# GIVEN EXERCISE:
Return all lines in the material below that contain "Convert".

# MATERIAL SHOWN:

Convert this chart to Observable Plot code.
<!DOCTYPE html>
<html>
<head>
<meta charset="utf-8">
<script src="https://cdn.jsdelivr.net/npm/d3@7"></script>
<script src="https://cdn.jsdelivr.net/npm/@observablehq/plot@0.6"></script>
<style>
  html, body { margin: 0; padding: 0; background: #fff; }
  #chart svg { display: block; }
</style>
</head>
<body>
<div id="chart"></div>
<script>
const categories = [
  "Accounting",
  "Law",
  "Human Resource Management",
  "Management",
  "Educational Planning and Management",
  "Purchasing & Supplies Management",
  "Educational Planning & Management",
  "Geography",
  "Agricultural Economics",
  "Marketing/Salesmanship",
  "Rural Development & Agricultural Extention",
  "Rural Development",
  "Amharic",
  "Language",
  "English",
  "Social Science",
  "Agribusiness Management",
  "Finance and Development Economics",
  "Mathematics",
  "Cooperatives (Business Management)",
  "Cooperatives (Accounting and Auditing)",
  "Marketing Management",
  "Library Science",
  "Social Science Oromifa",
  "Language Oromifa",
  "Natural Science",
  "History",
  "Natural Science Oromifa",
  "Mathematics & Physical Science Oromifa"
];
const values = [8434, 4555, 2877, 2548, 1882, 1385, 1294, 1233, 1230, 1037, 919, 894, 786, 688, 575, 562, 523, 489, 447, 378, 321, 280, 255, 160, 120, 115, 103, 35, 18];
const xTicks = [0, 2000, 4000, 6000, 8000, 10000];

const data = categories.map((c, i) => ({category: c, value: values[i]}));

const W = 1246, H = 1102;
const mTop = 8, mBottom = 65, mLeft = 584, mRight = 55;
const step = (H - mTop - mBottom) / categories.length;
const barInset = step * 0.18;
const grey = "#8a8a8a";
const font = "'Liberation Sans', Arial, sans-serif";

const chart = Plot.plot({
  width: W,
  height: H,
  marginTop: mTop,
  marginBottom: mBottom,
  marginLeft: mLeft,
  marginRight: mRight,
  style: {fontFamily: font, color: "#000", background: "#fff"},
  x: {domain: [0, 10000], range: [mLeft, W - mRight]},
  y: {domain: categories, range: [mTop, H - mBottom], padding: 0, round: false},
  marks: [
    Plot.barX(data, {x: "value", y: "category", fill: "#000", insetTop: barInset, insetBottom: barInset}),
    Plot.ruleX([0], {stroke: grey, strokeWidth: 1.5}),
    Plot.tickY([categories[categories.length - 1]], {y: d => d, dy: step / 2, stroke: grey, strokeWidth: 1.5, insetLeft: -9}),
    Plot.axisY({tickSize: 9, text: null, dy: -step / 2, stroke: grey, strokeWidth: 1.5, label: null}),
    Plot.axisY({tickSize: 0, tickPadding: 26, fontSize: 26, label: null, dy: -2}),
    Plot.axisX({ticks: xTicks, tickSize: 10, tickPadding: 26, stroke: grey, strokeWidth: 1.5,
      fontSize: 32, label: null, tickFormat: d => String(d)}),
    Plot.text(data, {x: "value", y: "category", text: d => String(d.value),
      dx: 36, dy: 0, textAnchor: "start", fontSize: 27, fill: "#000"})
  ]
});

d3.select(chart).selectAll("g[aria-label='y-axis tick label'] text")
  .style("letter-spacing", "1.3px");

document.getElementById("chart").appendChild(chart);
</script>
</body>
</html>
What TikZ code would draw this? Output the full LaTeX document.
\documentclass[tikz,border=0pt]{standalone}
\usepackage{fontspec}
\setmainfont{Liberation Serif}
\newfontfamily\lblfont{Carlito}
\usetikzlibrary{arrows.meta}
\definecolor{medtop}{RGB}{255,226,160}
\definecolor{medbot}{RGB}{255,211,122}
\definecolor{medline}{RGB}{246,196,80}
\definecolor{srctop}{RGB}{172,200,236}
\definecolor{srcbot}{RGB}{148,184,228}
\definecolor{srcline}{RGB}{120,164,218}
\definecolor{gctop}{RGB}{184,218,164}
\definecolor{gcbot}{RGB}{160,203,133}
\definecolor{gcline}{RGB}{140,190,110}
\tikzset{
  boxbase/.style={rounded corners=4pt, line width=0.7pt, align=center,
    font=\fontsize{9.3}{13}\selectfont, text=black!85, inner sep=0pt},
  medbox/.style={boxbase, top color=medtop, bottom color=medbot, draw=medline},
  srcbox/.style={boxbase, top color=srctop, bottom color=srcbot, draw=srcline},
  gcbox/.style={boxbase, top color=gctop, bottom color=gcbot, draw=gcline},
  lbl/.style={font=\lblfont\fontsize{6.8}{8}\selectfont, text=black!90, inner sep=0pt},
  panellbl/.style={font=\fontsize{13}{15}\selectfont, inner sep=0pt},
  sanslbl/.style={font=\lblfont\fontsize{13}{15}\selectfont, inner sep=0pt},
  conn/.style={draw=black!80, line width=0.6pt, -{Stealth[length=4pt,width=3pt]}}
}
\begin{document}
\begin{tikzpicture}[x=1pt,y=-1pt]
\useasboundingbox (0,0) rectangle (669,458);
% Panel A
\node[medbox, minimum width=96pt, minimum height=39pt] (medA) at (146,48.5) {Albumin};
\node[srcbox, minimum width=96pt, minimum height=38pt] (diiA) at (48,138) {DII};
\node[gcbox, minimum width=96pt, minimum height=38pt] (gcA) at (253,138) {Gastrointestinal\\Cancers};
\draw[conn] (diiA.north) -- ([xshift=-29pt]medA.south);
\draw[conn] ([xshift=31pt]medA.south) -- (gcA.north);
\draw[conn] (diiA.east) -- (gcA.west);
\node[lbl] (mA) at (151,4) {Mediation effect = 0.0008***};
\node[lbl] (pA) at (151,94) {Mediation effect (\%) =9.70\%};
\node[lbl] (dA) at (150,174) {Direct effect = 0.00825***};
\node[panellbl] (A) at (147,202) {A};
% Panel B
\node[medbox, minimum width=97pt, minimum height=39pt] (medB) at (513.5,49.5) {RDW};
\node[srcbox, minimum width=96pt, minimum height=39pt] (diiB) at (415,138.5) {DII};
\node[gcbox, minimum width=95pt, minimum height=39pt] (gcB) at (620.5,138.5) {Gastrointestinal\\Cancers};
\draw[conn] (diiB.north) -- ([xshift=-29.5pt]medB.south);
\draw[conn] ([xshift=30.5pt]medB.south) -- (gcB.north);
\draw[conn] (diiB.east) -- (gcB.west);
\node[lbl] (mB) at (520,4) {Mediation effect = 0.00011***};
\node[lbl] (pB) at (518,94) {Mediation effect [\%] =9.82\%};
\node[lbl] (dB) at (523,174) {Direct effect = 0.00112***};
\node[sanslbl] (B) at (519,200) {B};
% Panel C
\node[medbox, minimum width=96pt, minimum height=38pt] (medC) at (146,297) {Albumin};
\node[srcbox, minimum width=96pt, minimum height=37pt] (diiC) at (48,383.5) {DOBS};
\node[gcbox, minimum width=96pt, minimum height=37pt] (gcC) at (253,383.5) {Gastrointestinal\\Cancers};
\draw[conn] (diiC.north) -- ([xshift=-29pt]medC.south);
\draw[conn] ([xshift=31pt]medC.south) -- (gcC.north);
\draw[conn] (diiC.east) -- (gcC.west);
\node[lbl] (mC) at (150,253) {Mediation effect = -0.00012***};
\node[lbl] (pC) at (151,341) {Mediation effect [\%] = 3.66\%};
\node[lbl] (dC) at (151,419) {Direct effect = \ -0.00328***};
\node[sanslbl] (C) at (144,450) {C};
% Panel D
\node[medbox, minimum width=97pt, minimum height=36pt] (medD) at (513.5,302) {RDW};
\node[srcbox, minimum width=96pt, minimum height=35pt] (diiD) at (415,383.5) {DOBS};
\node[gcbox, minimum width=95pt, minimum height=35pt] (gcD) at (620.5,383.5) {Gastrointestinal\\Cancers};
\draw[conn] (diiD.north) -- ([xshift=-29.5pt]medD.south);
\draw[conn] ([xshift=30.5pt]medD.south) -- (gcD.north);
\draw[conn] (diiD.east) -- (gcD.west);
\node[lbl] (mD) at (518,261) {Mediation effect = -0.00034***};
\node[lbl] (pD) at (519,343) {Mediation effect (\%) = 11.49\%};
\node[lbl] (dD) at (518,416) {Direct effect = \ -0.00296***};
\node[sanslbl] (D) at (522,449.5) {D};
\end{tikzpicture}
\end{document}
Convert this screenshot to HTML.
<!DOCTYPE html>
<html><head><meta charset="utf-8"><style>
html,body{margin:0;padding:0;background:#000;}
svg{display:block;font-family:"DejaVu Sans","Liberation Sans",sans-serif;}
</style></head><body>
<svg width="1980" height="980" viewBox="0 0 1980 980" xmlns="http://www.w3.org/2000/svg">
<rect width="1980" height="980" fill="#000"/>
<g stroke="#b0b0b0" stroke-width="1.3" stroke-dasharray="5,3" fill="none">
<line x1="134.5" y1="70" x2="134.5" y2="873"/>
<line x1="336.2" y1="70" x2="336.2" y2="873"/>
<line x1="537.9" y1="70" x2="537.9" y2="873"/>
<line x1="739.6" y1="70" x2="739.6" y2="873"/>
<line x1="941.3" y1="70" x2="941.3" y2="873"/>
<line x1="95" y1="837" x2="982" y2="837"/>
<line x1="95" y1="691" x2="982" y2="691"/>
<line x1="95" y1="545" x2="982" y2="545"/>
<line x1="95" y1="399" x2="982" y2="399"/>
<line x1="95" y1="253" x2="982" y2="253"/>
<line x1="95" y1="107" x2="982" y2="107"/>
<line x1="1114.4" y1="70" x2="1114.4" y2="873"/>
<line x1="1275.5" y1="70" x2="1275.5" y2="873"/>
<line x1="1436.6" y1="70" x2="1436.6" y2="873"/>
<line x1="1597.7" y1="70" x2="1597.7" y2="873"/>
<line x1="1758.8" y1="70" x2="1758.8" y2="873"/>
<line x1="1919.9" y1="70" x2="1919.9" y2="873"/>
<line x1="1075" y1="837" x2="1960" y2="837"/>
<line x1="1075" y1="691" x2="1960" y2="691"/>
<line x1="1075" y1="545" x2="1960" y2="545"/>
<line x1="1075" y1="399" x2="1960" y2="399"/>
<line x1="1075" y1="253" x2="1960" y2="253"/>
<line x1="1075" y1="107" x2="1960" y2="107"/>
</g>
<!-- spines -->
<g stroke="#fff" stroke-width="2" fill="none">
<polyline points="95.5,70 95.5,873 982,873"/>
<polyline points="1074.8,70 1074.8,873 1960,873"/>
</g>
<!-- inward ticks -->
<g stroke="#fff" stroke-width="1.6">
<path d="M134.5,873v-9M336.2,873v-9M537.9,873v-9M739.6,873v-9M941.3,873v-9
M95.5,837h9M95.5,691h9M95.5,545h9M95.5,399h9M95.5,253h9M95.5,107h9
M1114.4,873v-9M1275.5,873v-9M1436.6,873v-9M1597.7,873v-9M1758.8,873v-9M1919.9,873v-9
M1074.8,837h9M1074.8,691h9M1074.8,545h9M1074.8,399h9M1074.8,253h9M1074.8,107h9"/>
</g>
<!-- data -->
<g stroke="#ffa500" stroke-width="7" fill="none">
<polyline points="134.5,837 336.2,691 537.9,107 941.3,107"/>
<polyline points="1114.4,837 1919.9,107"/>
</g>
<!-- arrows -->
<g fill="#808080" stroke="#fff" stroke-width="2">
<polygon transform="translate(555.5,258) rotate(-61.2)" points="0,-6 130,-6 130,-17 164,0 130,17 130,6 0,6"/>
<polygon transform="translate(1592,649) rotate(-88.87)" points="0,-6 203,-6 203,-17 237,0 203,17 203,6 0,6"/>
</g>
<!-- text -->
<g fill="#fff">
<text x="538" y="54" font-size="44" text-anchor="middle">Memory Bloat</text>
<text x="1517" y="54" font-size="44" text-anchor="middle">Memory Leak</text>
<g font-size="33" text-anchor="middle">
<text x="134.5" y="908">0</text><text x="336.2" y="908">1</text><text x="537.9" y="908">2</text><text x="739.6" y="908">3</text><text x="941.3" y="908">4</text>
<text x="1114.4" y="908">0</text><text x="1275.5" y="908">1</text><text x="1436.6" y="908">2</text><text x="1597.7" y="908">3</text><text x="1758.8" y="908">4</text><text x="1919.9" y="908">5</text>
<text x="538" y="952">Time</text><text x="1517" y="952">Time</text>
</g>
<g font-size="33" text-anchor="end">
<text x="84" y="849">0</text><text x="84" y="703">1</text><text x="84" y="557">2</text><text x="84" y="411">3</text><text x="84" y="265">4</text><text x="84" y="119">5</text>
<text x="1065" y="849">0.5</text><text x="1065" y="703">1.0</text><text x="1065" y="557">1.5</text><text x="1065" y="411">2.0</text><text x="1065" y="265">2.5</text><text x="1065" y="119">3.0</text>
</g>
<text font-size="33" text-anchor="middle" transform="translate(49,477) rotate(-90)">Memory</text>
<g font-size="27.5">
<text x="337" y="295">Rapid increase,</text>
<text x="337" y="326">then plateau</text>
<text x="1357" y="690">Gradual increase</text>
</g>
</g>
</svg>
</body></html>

# WRITTEN RESPONSE:
Convert this chart to Observable Plot code.
Convert this screenshot to HTML.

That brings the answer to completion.